Your first figure has a flaw.
It's lacking the input capacitors of the DC-DC converter.
Those are massively important.
Let's assume that the L is so big that the current is approximately constant, i.e. very little variation during the switching cycle.
Let's also assume that the duty cycle is 50%, i.e. the switch is open 50% of the time and closed 50% of the time.
Then you have half of the time no current in the solar panel and half of the time twice the average current in the solar panel. That's very far away from the maximum power point. Actually, in this case the controller trying to keep the solar panel at the maximum power point is not keeping it at this point. Without the input capacitors, this is simply a PWM controller.
If you add a huge input capacitor parallel to the solar panel, in this case the twice-the-average current would come half from the solar panel, half from the input capacitor. Then when the switch is opened, the input capacitor voltage has sagged, so the solar panel would still be charging the input capacitor, with the same current the solar panel previously supplied to the inductor. So the solar panel current with huge input capacitors would be constant, and it would be operating at the maximum power point.
A DC-DC converter can work without input capacitors, if (a) it's connected to a device that already has output capacitors, or (b) it's connected to a battery. Neither of these is true in this case. (And besides, input capacitors can help in cases (a) and (b) as well since the input capacitors are closer to the DC-DC converter high frequency part, with less wiring resistance.)
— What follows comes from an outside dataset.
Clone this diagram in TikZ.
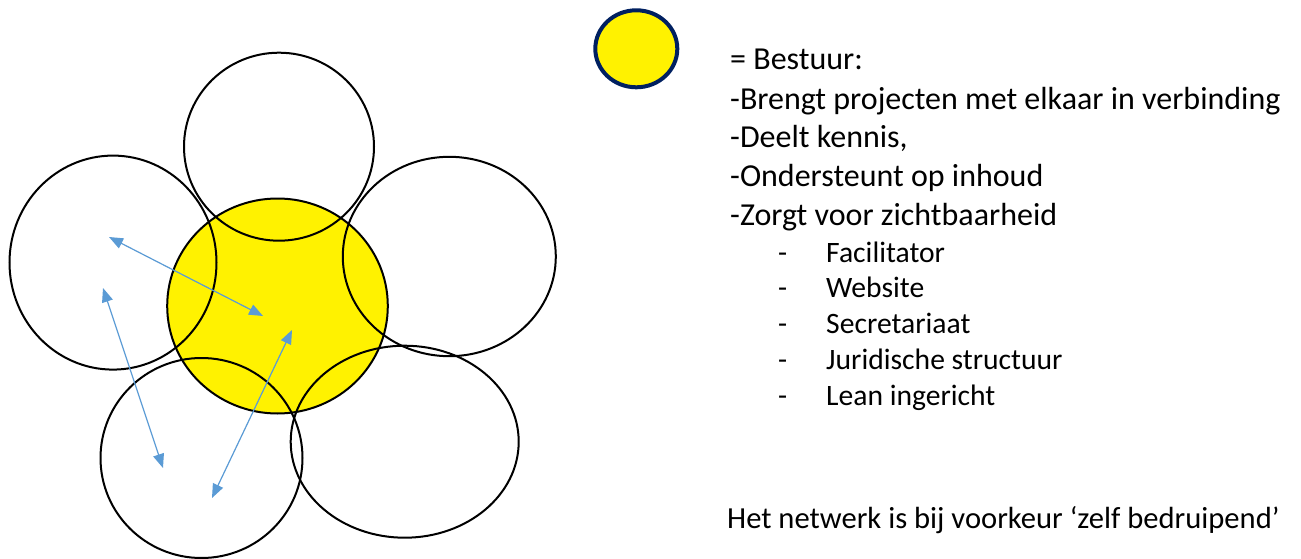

Your figure is a buck-boost converter. To understand how it can reduce or increase the voltage, you need some understanding in DC-DC switched mode power supplies. Essentially when the switch is closed, it will charge the inductor to a certain current. Then when the switch is opened, the only way for the inductor current to go is to charge the capacitor C, and an inductor will maintain whatever current was going through it, and create whatever voltage necessary to maintain this current. It may be the voltage of the inductor will be less or more than what it used to be. Since the derivative of the current switches sign, the voltage will be inverted, and its absolute magnitude can either increase or decrease depending on what voltage C has. The control algorithm just then varies the duty cycle to keep the capacitor C at the optimal voltage.
Most MPPT systems for battery charging are buck converters, so they require the solar panel to have a higher maximum power point voltage than the battery voltage, usually by a margin of few volts, but usually you want far more margin since you want maximal power transfer for cloudy days as well and in those days the maximum power point voltage reduces. The buck-boost converter can allow lower maximum power point voltage as well, because it can ramp up the voltage too. The cost of the buck-boost converter is that it requires a heftier inductor, since all of the energy needs to be stored in the inductor magnetic field. Another cost is that the voltage inverts its sign, so if you want negative side to be ground on both sides, you can't have that. There are some ICs that do synchronous rectification in a buck-boost configuration in a way that allows maintaining the voltage sign by controlling several MOSFETs.